#### YOUR INSTRUCTIONS:
Pictures do not belong in your copy. Repeat all the other data exactly.

#### SOURCE MATERIAL:
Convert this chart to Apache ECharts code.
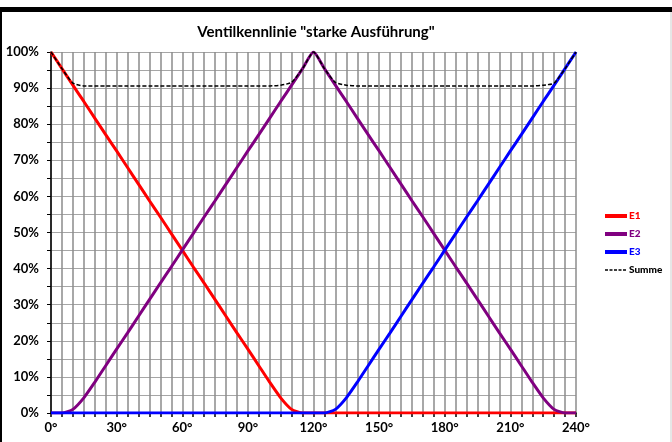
<!DOCTYPE html>
<html>
<head>
<meta charset="utf-8">
<script src="https://cdn.jsdelivr.net/npm/echarts@6/dist/echarts.min.js"></script>
<style>
html,body{margin:0;padding:0;background:#fff;}
#chart{width:672px;height:442px;}
</style>
</head>
<body>
<div id="chart"></div>
<script>
const titleText = 'Ventilkennlinie "starke Ausführung"';
const angles = [0,5,10,15,20,25,30,35,40,45,50,55,60,65,70,75,80,85,90,95,100,105,110,115,120,
  125,130,135,140,145,150,155,160,165,170,175,180,185,190,195,200,205,210,215,220,225,230,235,240];
const e1 = [100,95.4,90.8,86.3,81.7,77.1,72.6,68.0,63.4,58.8,54.3,49.7,45.1,40.5,36.0,31.4,26.8,22.2,17.7,13.1,8.5,4.2,1.0,0,0,
  0,0,0,0,0,0,0,0,0,0,0,0,0,0,0,0,0,0,0,0,0,0,0,0];
const e2 = [0,0,1.0,4.2,8.5,13.1,17.7,22.2,26.8,31.4,36.0,40.5,45.1,49.7,54.3,58.8,63.4,68.0,72.6,77.1,81.7,86.3,90.8,95.4,100,
  95.4,90.8,86.3,81.7,77.1,72.6,68.0,63.4,58.8,54.3,49.7,45.1,40.5,36.0,31.4,26.8,22.2,17.7,13.1,8.5,4.2,1.0,0,0];
const e3 = [0,0,0,0,0,0,0,0,0,0,0,0,0,0,0,0,0,0,0,0,0,0,0,0,0,
  0,1.0,4.2,8.5,13.1,17.7,22.2,26.8,31.4,36.0,40.5,45.1,49.7,54.3,58.8,63.4,68.0,72.6,77.1,81.7,86.3,90.8,95.4,100];
const summe = [100,95.4,91.4,90.6,90.6,90.6,90.6,90.6,90.6,90.6,90.6,90.6,90.6,90.6,90.6,90.6,90.6,90.6,90.6,90.6,90.6,90.8,91.6,95.4,100,
  95.4,91.6,90.8,90.6,90.6,90.6,90.6,90.6,90.6,90.6,90.6,90.6,90.6,90.6,90.6,90.6,90.6,90.6,90.6,90.6,90.8,91.4,95.4,100];
const seriesNames = ['E1','E2','E3','Summe'];
const seriesColors = ['#ff0000','#800080','#0000ff','#000000'];

const pairs = arr => angles.map((a,i)=>[a,arr[i]]);
const font = 'Lato, "Open Sans", sans-serif';
const chart = echarts.init(document.getElementById('chart'));
const lineSeries = [e1,e2,e3].map((arr,i)=>({
  name: seriesNames[i], type:'line', data: pairs(arr), symbol:'none', smooth:0.2,
  lineStyle:{color:seriesColors[i], width:3}, itemStyle:{color:seriesColors[i]}, z:2+i
}));
lineSeries.push({
  name: seriesNames[3], type:'line', data: pairs(summe), symbol:'none', smooth:0.2,
  lineStyle:{color:'#000', width:1.5, type:[4,2]}, itemStyle:{color:'#000'}, z:10
});
chart.setOption({
  animation:false,
  backgroundColor:'#fff',
  title:{text:titleText, left:311, textAlign:'center', top:20,
    textStyle:{fontFamily:font, fontSize:15, fontWeight:'bold', color:'#000'}},
  legend:{orient:'vertical', left:598, top:206, itemWidth:22, itemHeight:1, itemGap:8,
    itemStyle:{opacity:0},
    data: seriesNames.map((n,i)=>({name:n, textStyle:{color:seriesColors[i]},
      lineStyle: i<3 ? {width:4} : {width:1.5, type:[3,1.5]}})),
    textStyle:{fontFamily:font, fontSize:10, fontWeight:900, padding:[0,0,0,-3]}},
  grid:{left:51, right:96, top:52, bottom:29},
  xAxis:{type:'value', min:0, max:240, interval:30,
    axisLine:{show:true, lineStyle:{color:'#000', width:1.5}},
    axisTick:{show:true, length:4, lineStyle:{color:'#000', width:1.5}},
    minorTick:{show:true, splitNumber:6, length:4, lineStyle:{color:'#000', width:1.5}},
    splitLine:{show:true, lineStyle:{color:'#8c8c8c', width:1.5}},
    minorSplitLine:{show:true, lineStyle:{color:'#8c8c8c', width:1.5}},
    axisLabel:{formatter:v=>v+'°', fontFamily:font, fontSize:13, fontWeight:'bold', color:'#000', margin:8}},
  yAxis:{type:'value', min:0, max:100, interval:10,
    axisLine:{show:true, lineStyle:{color:'#000', width:1.5}},
    axisTick:{show:true, length:4, lineStyle:{color:'#000', width:1}},
    minorTick:{show:true, splitNumber:2, length:4, lineStyle:{color:'#000', width:1}},
    splitLine:{show:true, lineStyle:{color:'#a6a6a6', width:1}},
    minorSplitLine:{show:true, lineStyle:{color:'#a6a6a6', width:1}},
    axisLabel:{formatter:v=>v+'%', fontFamily:font, fontSize:13, fontWeight:'bold', color:'#000', margin:12}},
  graphic:[
    {type:'rect', shape:{x:0,y:7,width:672,height:5}, style:{fill:'#000'}},
    {type:'rect', shape:{x:0,y:7,width:2,height:435}, style:{fill:'#000'}},
    {type:'rect', shape:{x:670,y:12,width:2,height:430}, style:{fill:'#e6e6e6'}}
  ],
  series: lineSeries
});
</script>
</body>
</html>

#### SOLUTION TO THIS PROBLEM:
Convert this chart to Apache ECharts code.
<!DOCTYPE html>
<html>
<head>
<meta charset="utf-8">
<script src="https://cdn.jsdelivr.net/npm/echarts@6/dist/echarts.min.js"></script>
<style>
html,body{margin:0;padding:0;background:#fff;}
#chart{width:672px;height:442px;}
</style>
</head>
<body>
<div id="chart"></div>
<script>
const titleText = 'Ventilkennlinie "starke Ausführung"';
const angles = [0,5,10,15,20,25,30,35,40,45,50,55,60,65,70,75,80,85,90,95,100,105,110,115,120,
  125,130,135,140,145,150,155,160,165,170,175,180,185,190,195,200,205,210,215,220,225,230,235,240];
const e1 = [100,95.4,90.8,86.3,81.7,77.1,72.6,68.0,63.4,58.8,54.3,49.7,45.1,40.5,36.0,31.4,26.8,22.2,17.7,13.1,8.5,4.2,1.0,0,0,
  0,0,0,0,0,0,0,0,0,0,0,0,0,0,0,0,0,0,0,0,0,0,0,0];
const e2 = [0,0,1.0,4.2,8.5,13.1,17.7,22.2,26.8,31.4,36.0,40.5,45.1,49.7,54.3,58.8,63.4,68.0,72.6,77.1,81.7,86.3,90.8,95.4,100,
  95.4,90.8,86.3,81.7,77.1,72.6,68.0,63.4,58.8,54.3,49.7,45.1,40.5,36.0,31.4,26.8,22.2,17.7,13.1,8.5,4.2,1.0,0,0];
const e3 = [0,0,0,0,0,0,0,0,0,0,0,0,0,0,0,0,0,0,0,0,0,0,0,0,0,
  0,1.0,4.2,8.5,13.1,17.7,22.2,26.8,31.4,36.0,40.5,45.1,49.7,54.3,58.8,63.4,68.0,72.6,77.1,81.7,86.3,90.8,95.4,100];
const summe = [100,95.4,91.4,90.6,90.6,90.6,90.6,90.6,90.6,90.6,90.6,90.6,90.6,90.6,90.6,90.6,90.6,90.6,90.6,90.6,90.6,90.8,91.6,95.4,100,
  95.4,91.6,90.8,90.6,90.6,90.6,90.6,90.6,90.6,90.6,90.6,90.6,90.6,90.6,90.6,90.6,90.6,90.6,90.6,90.6,90.8,91.4,95.4,100];
const seriesNames = ['E1','E2','E3','Summe'];
const seriesColors = ['#ff0000','#800080','#0000ff','#000000'];

const pairs = arr => angles.map((a,i)=>[a,arr[i]]);
const font = 'Lato, "Open Sans", sans-serif';
const chart = echarts.init(document.getElementById('chart'));
const lineSeries = [e1,e2,e3].map((arr,i)=>({
  name: seriesNames[i], type:'line', data: pairs(arr), symbol:'none', smooth:0.2,
  lineStyle:{color:seriesColors[i], width:3}, itemStyle:{color:seriesColors[i]}, z:2+i
}));
lineSeries.push({
  name: seriesNames[3], type:'line', data: pairs(summe), symbol:'none', smooth:0.2,
  lineStyle:{color:'#000', width:1.5, type:[4,2]}, itemStyle:{color:'#000'}, z:10
});
chart.setOption({
  animation:false,
  backgroundColor:'#fff',
  title:{text:titleText, left:311, textAlign:'center', top:20,
    textStyle:{fontFamily:font, fontSize:15, fontWeight:'bold', color:'#000'}},
  legend:{orient:'vertical', left:598, top:206, itemWidth:22, itemHeight:1, itemGap:8,
    itemStyle:{opacity:0},
    data: seriesNames.map((n,i)=>({name:n, textStyle:{color:seriesColors[i]},
      lineStyle: i<3 ? {width:4} : {width:1.5, type:[3,1.5]}})),
    textStyle:{fontFamily:font, fontSize:10, fontWeight:900, padding:[0,0,0,-3]}},
  grid:{left:51, right:96, top:52, bottom:29},
  xAxis:{type:'value', min:0, max:240, interval:30,
    axisLine:{show:true, lineStyle:{color:'#000', width:1.5}},
    axisTick:{show:true, length:4, lineStyle:{color:'#000', width:1.5}},
    minorTick:{show:true, splitNumber:6, length:4, lineStyle:{color:'#000', width:1.5}},
    splitLine:{show:true, lineStyle:{color:'#8c8c8c', width:1.5}},
    minorSplitLine:{show:true, lineStyle:{color:'#8c8c8c', width:1.5}},
    axisLabel:{formatter:v=>v+'°', fontFamily:font, fontSize:13, fontWeight:'bold', color:'#000', margin:8}},
  yAxis:{type:'value', min:0, max:100, interval:10,
    axisLine:{show:true, lineStyle:{color:'#000', width:1.5}},
    axisTick:{show:true, length:4, lineStyle:{color:'#000', width:1}},
    minorTick:{show:true, splitNumber:2, length:4, lineStyle:{color:'#000', width:1}},
    splitLine:{show:true, lineStyle:{color:'#a6a6a6', width:1}},
    minorSplitLine:{show:true, lineStyle:{color:'#a6a6a6', width:1}},
    axisLabel:{formatter:v=>v+'%', fontFamily:font, fontSize:13, fontWeight:'bold', color:'#000', margin:12}},
  graphic:[
    {type:'rect', shape:{x:0,y:7,width:672,height:5}, style:{fill:'#000'}},
    {type:'rect', shape:{x:0,y:7,width:2,height:435}, style:{fill:'#000'}},
    {type:'rect', shape:{x:670,y:12,width:2,height:430}, style:{fill:'#e6e6e6'}}
  ],
  series: lineSeries
});
</script>
</body>
</html>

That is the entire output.